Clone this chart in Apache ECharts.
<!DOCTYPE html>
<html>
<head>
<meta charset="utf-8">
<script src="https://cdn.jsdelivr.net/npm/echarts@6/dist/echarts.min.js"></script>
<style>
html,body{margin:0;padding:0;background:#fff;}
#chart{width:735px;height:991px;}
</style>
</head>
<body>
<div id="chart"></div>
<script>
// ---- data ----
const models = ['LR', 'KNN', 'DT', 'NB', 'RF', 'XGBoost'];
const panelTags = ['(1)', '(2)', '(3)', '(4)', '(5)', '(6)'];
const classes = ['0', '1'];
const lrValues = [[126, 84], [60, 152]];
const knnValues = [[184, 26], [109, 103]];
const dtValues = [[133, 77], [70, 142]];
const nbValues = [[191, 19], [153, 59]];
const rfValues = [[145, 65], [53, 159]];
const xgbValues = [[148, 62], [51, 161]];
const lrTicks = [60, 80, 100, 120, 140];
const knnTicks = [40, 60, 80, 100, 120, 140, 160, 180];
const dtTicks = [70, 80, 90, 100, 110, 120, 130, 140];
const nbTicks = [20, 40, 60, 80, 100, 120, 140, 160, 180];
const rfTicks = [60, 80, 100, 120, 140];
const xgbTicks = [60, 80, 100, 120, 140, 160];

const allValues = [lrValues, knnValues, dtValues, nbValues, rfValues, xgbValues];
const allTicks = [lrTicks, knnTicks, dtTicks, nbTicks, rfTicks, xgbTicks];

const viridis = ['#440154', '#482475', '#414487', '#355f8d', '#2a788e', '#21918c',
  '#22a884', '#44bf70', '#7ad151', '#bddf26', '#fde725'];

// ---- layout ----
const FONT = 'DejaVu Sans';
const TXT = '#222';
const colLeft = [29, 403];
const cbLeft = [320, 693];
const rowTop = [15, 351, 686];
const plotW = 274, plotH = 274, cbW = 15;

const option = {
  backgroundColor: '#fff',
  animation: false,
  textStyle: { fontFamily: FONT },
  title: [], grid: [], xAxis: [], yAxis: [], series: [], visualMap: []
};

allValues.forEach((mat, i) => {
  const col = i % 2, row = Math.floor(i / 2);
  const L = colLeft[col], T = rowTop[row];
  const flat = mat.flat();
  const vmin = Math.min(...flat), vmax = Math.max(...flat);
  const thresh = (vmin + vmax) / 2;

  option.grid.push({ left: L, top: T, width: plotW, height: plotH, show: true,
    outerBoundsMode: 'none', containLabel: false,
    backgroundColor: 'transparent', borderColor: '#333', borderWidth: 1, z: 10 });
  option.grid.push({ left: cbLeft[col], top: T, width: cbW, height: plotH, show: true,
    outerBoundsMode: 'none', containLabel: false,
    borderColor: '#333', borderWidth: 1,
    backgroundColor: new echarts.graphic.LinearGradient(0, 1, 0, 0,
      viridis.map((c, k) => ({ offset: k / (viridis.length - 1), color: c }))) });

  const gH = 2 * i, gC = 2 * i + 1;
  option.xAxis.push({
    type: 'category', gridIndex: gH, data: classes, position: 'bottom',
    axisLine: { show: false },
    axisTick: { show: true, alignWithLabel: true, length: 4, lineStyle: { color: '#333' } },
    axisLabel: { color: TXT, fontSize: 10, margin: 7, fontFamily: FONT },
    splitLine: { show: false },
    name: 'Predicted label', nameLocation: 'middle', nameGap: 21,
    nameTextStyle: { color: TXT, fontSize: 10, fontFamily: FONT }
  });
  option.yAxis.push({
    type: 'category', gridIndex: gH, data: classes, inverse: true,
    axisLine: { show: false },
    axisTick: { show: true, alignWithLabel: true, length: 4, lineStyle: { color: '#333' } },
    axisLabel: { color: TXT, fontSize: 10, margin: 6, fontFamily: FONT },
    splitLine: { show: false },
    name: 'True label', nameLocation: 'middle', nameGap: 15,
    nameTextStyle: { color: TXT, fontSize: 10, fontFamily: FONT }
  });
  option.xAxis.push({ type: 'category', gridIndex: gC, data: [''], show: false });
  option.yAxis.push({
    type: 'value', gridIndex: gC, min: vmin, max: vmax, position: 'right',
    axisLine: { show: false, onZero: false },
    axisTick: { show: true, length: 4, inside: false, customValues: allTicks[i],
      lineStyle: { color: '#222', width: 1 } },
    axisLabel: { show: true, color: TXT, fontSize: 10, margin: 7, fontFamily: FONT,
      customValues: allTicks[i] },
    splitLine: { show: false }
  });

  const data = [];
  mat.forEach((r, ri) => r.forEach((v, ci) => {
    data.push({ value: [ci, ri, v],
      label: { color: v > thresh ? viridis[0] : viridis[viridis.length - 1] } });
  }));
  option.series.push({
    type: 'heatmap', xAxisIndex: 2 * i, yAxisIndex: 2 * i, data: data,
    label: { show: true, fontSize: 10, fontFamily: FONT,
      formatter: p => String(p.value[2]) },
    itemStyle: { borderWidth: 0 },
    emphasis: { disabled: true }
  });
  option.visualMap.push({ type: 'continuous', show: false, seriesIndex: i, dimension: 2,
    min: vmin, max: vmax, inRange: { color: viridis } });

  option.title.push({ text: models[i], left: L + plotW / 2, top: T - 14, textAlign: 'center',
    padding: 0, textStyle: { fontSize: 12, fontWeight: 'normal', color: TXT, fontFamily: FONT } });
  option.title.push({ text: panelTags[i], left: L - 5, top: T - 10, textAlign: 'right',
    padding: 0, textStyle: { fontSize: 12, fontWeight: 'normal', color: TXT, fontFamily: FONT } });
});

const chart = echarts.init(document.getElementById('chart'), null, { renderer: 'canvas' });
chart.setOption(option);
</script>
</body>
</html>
####################
■ Given request
Please write out exactly the lines from the start of the data through the line that contains "const plotW = 274, plotH = 274, cbW = 15;", both ends included, and nothing else.

■ Worked solution
Clone this chart in Apache ECharts.
<!DOCTYPE html>
<html>
<head>
<meta charset="utf-8">
<script src="https://cdn.jsdelivr.net/npm/echarts@6/dist/echarts.min.js"></script>
<style>
html,body{margin:0;padding:0;background:#fff;}
#chart{width:735px;height:991px;}
</style>
</head>
<body>
<div id="chart"></div>
<script>
// ---- data ----
const models = ['LR', 'KNN', 'DT', 'NB', 'RF', 'XGBoost'];
const panelTags = ['(1)', '(2)', '(3)', '(4)', '(5)', '(6)'];
const classes = ['0', '1'];
const lrValues = [[126, 84], [60, 152]];
const knnValues = [[184, 26], [109, 103]];
const dtValues = [[133, 77], [70, 142]];
const nbValues = [[191, 19], [153, 59]];
const rfValues = [[145, 65], [53, 159]];
const xgbValues = [[148, 62], [51, 161]];
const lrTicks = [60, 80, 100, 120, 140];
const knnTicks = [40, 60, 80, 100, 120, 140, 160, 180];
const dtTicks = [70, 80, 90, 100, 110, 120, 130, 140];
const nbTicks = [20, 40, 60, 80, 100, 120, 140, 160, 180];
const rfTicks = [60, 80, 100, 120, 140];
const xgbTicks = [60, 80, 100, 120, 140, 160];

const allValues = [lrValues, knnValues, dtValues, nbValues, rfValues, xgbValues];
const allTicks = [lrTicks, knnTicks, dtTicks, nbTicks, rfTicks, xgbTicks];

const viridis = ['#440154', '#482475', '#414487', '#355f8d', '#2a788e', '#21918c',
  '#22a884', '#44bf70', '#7ad151', '#bddf26', '#fde725'];

// ---- layout ----
const FONT = 'DejaVu Sans';
const TXT = '#222';
const colLeft = [29, 403];
const cbLeft = [320, 693];
const rowTop = [15, 351, 686];
const plotW = 274, plotH = 274, cbW = 15;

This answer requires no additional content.